● Brief
Set down, exactly as written, the lines from the top of the data to the line that holds "(0,0) rectangle (757,1051);", and omit the pictures.

● Source excerpt
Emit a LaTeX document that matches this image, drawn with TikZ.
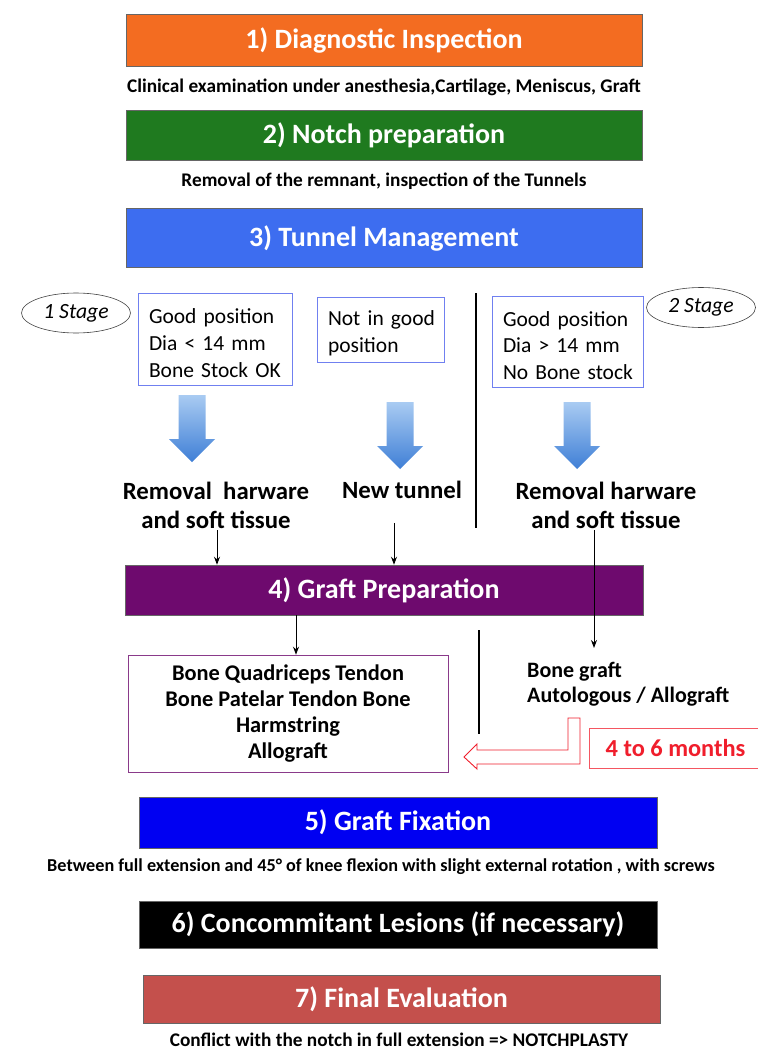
\documentclass[tikz,border=0pt]{standalone}
\usepackage{fontspec}
\setmainfont{Carlito}
\usetikzlibrary{shapes.geometric,arrows.meta,calc}
\definecolor{cone}{HTML}{F36C21}
\definecolor{ctwo}{HTML}{1F7A1F}
\definecolor{cthree}{HTML}{3D6DF0}
\definecolor{cfour}{HTML}{6E0A6E}
\definecolor{cfive}{HTML}{0000F2}
\definecolor{cseven}{HTML}{C4504C}
\definecolor{condblue}{HTML}{7080F0}
\definecolor{gpurple}{HTML}{8A3A8A}
\definecolor{redc}{HTML}{F01E2C}
\definecolor{arrtop}{HTML}{A9CBF2}
\definecolor{arrbot}{HTML}{3F7FD6}
\begin{document}
\begin{tikzpicture}[x=1pt,y=-1pt,
  bar/.style={draw=black!60, line width=0.5pt, minimum width=516pt, inner sep=0pt, text=white, font=\fontsize{28}{32}\selectfont\bfseries},
  sub/.style={inner sep=1pt, font=\fontsize{19.3}{22}\selectfont\bfseries},
  cond/.style={draw=condblue, line width=0.6pt, inner xsep=11pt, inner ysep=0pt, align=left, font=\fontsize{21.5}{26.7}\selectfont},
  stage/.style={ellipse, draw=black!75, line width=0.6pt, inner sep=0pt, minimum width=109pt, minimum height=40pt, font=\fontsize{21.7}{24}\selectfont\itshape},
  lab/.style={inner sep=1pt, align=center, font=\fontsize{24.8}{29}\selectfont\bfseries},
  conn/.style={-{Stealth[length=8pt,width=6pt]}, line width=1pt, black},
  sep/.style={line width=1.3pt, black},
  barrow/.pic={\shade[top color=arrtop, bottom color=arrbot] (-13.5,0) -- (13.5,0) -- (13.5,44) -- (23,44) -- (0,67) -- (-23,44) -- (-13.5,44) -- cycle;}
]
\path[use as bounding box, fill=white] (0,0) rectangle (757,1051);

\node[bar, fill=cone, minimum height=52pt] (b1) at (384,40) {1) Diagnostic Inspection};
\node[sub] (s1) at (384,87) {Clinical examination under anesthesia,Cartilage, Meniscus, Graft};
\node[bar, fill=ctwo, minimum height=50pt] (b2) at (384,135) {2) Notch preparation};
\node[sub] (s2) at (384,181) {Removal of the remnant, inspection of the Tunnels};
\node[bar, fill=cthree, minimum height=59pt] (b3) at (384,238) {3) Tunnel Management};

\node[stage] (e1) at (76,313) {1 Stage};
\node[stage] (e2) at (701,307.5) {2 Stage};
\node[cond, text width=132pt, minimum height=92pt] (m1) at (215,339) {\rule{0pt}{23pt}\mbox{Good position}\\\mbox{Dia < 14 mm}\\\mbox{Bone Stock OK}};
\node[cond, text width=105pt, minimum height=65pt] (m2) at (380.5,329.5) {\rule{0pt}{23pt}\mbox{Not in good}\\\mbox{position}};
\node[cond, text width=129pt, minimum height=91pt] (m3) at (567.5,341.5) {\rule{0pt}{23pt}\mbox{Good position}\\\mbox{Dia > 14 mm}\\\mbox{No Bone stock}};

\draw[sep] (476,293) -- (476,528);

\pic at (192,395) {barrow};
\pic at (400,402) {barrow};
\pic at (577,402) {barrow};

\node[lab] (t1) at (216,505) {Removal~~harware\\and soft tissue};
\node[lab] (t2) at (402,490) {New tunnel};
\node[lab] (t3) at (606,505) {Removal harware\\and soft tissue};

\node[bar, fill=cfour, minimum width=518pt, minimum height=50pt] (b4) at (384,590) {4) Graft Preparation};

\node[draw=gpurple, line width=0.6pt, minimum width=320pt, minimum height=117pt, inner sep=0pt, align=center, font=\fontsize{22.4}{26.3}\selectfont\bfseries] (g1) at (288,713.5) {Bone Quadriceps Tendon\\Bone Patelar Tendon Bone\\Harmstring\\Allograft};
\node[inner sep=0pt, anchor=north west, align=left, font=\fontsize{22}{25}\selectfont\bfseries] (bg) at (527,662) {Bone graft\\Autologous / Allograft};

\coordinate (k1) at ($(t1.south)+(1,1)$);
\draw[conn] (k1) -- (k1 |- b4.north);
\coordinate (k2) at ($(t2.south)+(-8,23)$);
\draw[conn] (k2) -- (k2 |- b4.north);
\coordinate (k3) at ($(t3.south)+(-12,1)$);
\coordinate (k3e) at ($(k3 |- bg.north)+(0,-14)$);
\draw[conn] (k3) -- (k3e);
\coordinate (k4) at ($(b4.south)+(-88,0)$);
\draw[conn] (k4) -- (k4 |- g1.north);

\draw[sep] (479,630) -- (479,734);

\draw[redc, fill=white, line width=0.9pt, line join=miter] (568,718) -- (580,718) -- (580,764) -- (477,764) -- (477,769) -- (464,757) -- (477,744) -- (477,750) -- (568,750) -- cycle;
\node[draw=redc!75, line width=0.6pt, minimum width=173pt, minimum height=40pt, inner sep=0pt, text=redc, font=\fontsize{24.4}{28}\selectfont\bfseries] (mo) at (675.5,748) {4 to 6 months};

\node[bar, fill=cfive, minimum width=518pt, minimum height=51pt] (b5) at (398,822.5) {5) Graft Fixation};
\node[sub, font=\fontsize{18.2}{22}\selectfont\bfseries] (s5) at (381,867) {Between full extension and 45° of knee flexion with slight external rotation , with screws};
\node[bar, fill=black, minimum width=518pt, minimum height=47pt] (b6) at (398,924.5) {6) Concommitant Lesions (if necessary)};
\node[bar, fill=cseven, minimum width=517pt, minimum height=48pt] (b7) at (401.5,999) {7) Final Evaluation};
\node[sub, inner sep=0pt] (s7) at (399,1039.5) {Conflict with the notch in full extension => NOTCHPLASTY};
\end{tikzpicture}
\end{document}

● Response below
Emit a LaTeX document that matches this image, drawn with TikZ.
\documentclass[tikz,border=0pt]{standalone}
\usepackage{fontspec}
\setmainfont{Carlito}
\usetikzlibrary{shapes.geometric,arrows.meta,calc}
\definecolor{cone}{HTML}{F36C21}
\definecolor{ctwo}{HTML}{1F7A1F}
\definecolor{cthree}{HTML}{3D6DF0}
\definecolor{cfour}{HTML}{6E0A6E}
\definecolor{cfive}{HTML}{0000F2}
\definecolor{cseven}{HTML}{C4504C}
\definecolor{condblue}{HTML}{7080F0}
\definecolor{gpurple}{HTML}{8A3A8A}
\definecolor{redc}{HTML}{F01E2C}
\definecolor{arrtop}{HTML}{A9CBF2}
\definecolor{arrbot}{HTML}{3F7FD6}
\begin{document}
\begin{tikzpicture}[x=1pt,y=-1pt,
  bar/.style={draw=black!60, line width=0.5pt, minimum width=516pt, inner sep=0pt, text=white, font=\fontsize{28}{32}\selectfont\bfseries},
  sub/.style={inner sep=1pt, font=\fontsize{19.3}{22}\selectfont\bfseries},
  cond/.style={draw=condblue, line width=0.6pt, inner xsep=11pt, inner ysep=0pt, align=left, font=\fontsize{21.5}{26.7}\selectfont},
  stage/.style={ellipse, draw=black!75, line width=0.6pt, inner sep=0pt, minimum width=109pt, minimum height=40pt, font=\fontsize{21.7}{24}\selectfont\itshape},
  lab/.style={inner sep=1pt, align=center, font=\fontsize{24.8}{29}\selectfont\bfseries},
  conn/.style={-{Stealth[length=8pt,width=6pt]}, line width=1pt, black},
  sep/.style={line width=1.3pt, black},
  barrow/.pic={\shade[top color=arrtop, bottom color=arrbot] (-13.5,0) -- (13.5,0) -- (13.5,44) -- (23,44) -- (0,67) -- (-23,44) -- (-13.5,44) -- cycle;}
]
\path[use as bounding box, fill=white] (0,0) rectangle (757,1051);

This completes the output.